Written instruction: Exactly retype the lines from the one containing "Reproduce this chart" through the one containing "from matplotlib.patches import Rectangle"; both ends count, pictures do not.

Data listing:
-------------------------
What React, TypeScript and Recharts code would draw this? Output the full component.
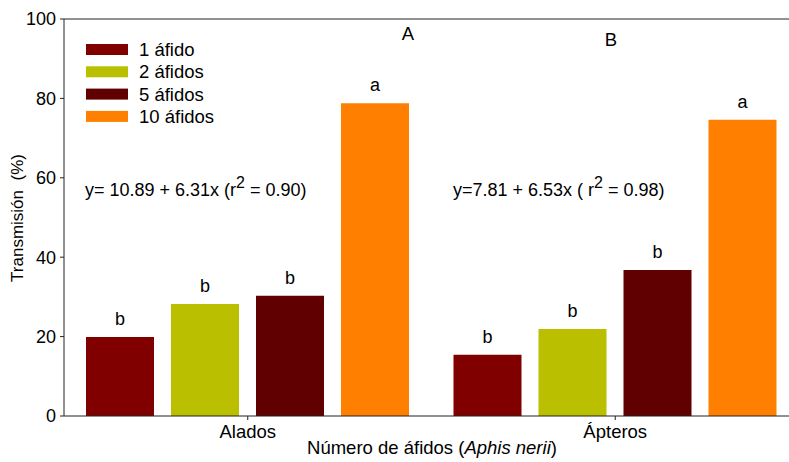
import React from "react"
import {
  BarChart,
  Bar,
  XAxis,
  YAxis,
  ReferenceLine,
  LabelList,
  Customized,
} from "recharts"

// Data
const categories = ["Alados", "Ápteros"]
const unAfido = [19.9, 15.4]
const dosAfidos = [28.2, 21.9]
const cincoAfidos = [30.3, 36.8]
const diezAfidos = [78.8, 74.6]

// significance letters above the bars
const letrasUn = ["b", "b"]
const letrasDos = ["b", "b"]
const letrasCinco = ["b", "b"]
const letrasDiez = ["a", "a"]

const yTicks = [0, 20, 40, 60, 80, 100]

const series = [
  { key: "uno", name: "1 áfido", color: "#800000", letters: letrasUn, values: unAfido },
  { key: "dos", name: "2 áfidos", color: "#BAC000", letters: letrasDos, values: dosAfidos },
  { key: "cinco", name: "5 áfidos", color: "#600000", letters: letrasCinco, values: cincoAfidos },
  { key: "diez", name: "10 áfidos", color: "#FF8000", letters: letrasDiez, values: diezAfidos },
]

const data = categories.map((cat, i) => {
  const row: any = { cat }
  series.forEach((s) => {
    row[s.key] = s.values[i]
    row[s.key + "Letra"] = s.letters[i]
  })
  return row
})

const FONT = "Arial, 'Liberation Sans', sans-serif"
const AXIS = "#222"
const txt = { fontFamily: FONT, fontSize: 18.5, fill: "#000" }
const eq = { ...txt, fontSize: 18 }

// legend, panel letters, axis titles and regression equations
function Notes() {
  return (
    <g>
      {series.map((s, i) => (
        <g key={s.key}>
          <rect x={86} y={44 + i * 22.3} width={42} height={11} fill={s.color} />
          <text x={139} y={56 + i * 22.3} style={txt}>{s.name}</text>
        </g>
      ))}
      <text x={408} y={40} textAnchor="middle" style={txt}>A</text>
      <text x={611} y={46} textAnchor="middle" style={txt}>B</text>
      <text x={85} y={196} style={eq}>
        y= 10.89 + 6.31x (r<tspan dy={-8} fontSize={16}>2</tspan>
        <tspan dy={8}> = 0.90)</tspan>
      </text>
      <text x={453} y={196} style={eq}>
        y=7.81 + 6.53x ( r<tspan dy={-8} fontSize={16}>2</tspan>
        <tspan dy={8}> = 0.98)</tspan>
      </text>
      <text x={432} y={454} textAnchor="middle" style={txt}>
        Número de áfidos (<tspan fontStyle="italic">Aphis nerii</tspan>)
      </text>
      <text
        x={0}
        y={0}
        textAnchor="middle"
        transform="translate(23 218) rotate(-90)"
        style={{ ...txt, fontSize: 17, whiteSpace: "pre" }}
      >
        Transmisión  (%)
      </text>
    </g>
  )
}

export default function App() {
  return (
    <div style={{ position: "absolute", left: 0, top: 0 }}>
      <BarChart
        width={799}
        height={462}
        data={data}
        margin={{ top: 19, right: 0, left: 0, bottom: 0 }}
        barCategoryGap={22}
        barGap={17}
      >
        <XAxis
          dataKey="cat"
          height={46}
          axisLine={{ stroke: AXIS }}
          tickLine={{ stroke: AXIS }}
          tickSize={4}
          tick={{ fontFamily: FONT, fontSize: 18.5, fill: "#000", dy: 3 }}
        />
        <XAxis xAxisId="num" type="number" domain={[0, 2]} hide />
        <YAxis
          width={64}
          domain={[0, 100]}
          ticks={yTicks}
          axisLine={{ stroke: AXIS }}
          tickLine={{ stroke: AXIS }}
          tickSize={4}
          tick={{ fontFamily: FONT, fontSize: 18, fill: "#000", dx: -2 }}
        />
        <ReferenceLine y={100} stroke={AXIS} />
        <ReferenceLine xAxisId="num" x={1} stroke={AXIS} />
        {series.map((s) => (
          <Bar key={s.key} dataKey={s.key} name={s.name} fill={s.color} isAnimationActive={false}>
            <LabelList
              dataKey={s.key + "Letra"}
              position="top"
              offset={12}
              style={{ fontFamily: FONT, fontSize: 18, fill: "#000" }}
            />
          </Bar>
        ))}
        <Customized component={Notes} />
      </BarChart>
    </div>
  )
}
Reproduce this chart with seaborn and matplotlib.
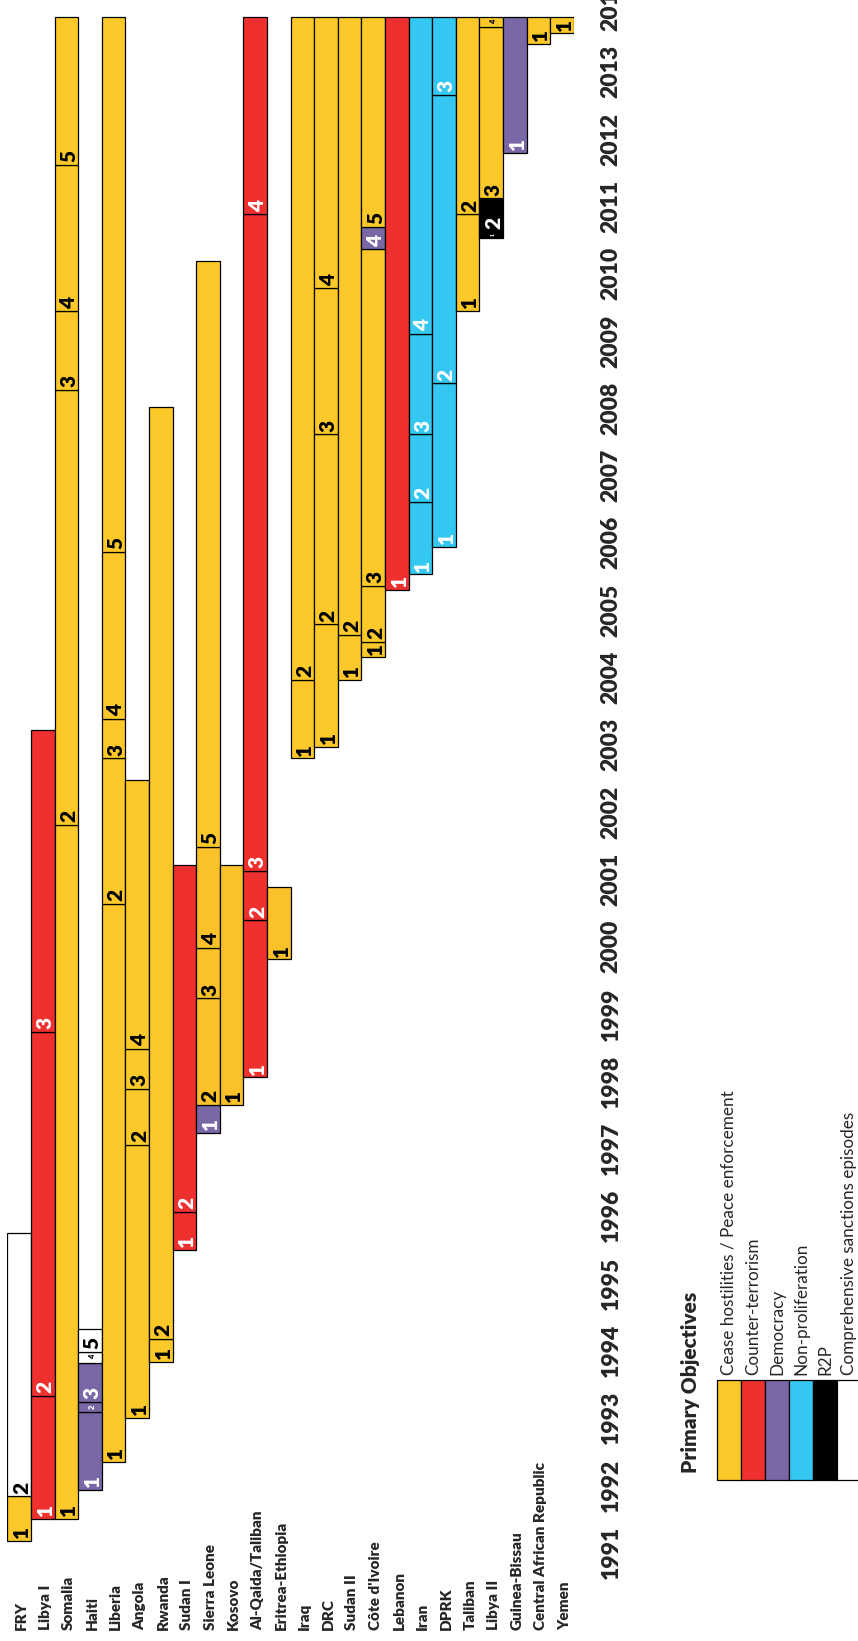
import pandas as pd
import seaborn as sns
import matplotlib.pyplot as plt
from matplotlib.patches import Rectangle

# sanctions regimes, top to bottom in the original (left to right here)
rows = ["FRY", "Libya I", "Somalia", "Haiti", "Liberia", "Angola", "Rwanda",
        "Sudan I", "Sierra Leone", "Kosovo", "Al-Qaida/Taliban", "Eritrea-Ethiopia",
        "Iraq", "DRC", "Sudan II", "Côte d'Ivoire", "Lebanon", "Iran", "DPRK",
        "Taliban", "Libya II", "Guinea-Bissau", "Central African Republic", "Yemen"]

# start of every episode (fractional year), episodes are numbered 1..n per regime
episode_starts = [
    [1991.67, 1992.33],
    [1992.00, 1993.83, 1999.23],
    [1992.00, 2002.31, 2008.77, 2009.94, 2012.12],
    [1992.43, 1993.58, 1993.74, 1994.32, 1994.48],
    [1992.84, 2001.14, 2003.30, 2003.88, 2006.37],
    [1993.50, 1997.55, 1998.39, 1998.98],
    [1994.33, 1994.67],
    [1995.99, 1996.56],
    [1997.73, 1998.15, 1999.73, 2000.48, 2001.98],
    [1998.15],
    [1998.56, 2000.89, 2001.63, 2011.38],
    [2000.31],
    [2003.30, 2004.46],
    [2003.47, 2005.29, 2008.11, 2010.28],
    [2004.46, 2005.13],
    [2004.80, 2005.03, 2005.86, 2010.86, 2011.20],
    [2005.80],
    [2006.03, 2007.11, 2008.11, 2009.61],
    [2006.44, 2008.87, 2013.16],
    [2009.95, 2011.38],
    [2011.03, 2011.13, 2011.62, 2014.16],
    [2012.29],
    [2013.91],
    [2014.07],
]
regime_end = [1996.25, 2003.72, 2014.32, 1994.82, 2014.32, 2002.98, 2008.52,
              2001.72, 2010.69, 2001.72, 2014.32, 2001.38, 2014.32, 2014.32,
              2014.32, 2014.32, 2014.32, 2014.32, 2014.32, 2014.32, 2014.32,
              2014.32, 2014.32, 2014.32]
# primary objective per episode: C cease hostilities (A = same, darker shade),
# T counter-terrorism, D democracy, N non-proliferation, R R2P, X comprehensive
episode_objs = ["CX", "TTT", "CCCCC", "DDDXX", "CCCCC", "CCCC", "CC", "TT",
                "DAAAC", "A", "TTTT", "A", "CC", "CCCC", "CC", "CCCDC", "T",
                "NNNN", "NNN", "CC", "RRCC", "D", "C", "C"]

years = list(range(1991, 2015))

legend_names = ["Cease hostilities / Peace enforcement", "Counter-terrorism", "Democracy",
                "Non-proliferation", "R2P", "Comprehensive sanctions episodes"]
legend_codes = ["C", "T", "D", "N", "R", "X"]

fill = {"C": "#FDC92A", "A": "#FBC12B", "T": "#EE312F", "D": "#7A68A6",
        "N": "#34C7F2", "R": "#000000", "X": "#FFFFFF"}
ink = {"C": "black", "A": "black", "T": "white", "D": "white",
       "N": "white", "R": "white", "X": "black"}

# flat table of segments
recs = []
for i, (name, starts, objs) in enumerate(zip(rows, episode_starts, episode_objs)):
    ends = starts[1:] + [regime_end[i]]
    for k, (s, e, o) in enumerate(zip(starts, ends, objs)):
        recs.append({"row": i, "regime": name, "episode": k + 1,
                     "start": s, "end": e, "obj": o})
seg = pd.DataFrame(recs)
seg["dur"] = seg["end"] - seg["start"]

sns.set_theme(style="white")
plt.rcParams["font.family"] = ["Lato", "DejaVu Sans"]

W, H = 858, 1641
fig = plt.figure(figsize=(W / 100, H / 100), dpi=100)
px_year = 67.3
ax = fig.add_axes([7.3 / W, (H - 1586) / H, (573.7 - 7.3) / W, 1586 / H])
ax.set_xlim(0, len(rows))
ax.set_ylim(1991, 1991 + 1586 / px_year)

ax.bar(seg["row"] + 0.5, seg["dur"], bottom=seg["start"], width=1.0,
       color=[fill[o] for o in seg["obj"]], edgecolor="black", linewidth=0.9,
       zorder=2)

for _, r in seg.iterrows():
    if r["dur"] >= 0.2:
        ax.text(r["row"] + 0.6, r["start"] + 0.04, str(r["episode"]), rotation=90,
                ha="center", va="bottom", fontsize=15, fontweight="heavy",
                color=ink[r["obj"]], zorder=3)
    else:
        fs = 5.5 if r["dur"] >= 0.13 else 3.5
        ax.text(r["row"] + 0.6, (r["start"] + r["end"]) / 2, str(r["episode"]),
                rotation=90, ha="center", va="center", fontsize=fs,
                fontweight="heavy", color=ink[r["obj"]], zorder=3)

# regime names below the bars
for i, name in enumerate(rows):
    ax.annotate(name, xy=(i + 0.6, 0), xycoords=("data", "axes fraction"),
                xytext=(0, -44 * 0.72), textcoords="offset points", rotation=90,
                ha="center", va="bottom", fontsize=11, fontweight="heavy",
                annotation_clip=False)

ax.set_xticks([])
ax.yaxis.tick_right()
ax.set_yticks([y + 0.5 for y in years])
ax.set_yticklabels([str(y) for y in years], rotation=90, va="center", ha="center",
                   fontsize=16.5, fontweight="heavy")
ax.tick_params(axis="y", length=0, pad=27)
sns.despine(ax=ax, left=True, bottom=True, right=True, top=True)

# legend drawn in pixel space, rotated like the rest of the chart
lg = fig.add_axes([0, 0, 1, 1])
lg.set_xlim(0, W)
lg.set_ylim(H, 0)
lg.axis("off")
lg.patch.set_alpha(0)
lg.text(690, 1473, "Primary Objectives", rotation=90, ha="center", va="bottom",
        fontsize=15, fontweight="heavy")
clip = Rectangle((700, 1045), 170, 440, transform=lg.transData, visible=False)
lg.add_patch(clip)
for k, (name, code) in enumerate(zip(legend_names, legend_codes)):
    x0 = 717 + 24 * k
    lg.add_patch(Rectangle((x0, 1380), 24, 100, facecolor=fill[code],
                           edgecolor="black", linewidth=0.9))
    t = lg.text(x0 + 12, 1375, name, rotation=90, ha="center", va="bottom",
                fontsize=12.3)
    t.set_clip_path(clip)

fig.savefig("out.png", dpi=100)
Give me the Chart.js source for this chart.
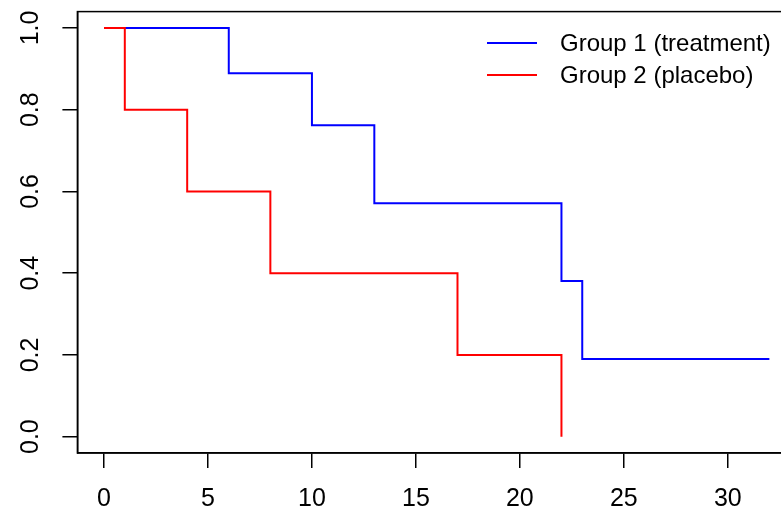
-------------------------
Exercise response:
Reproduce this chart with seaborn and matplotlib.
import pandas as pd
import seaborn as sns
import matplotlib.pyplot as plt
from matplotlib.patches import Rectangle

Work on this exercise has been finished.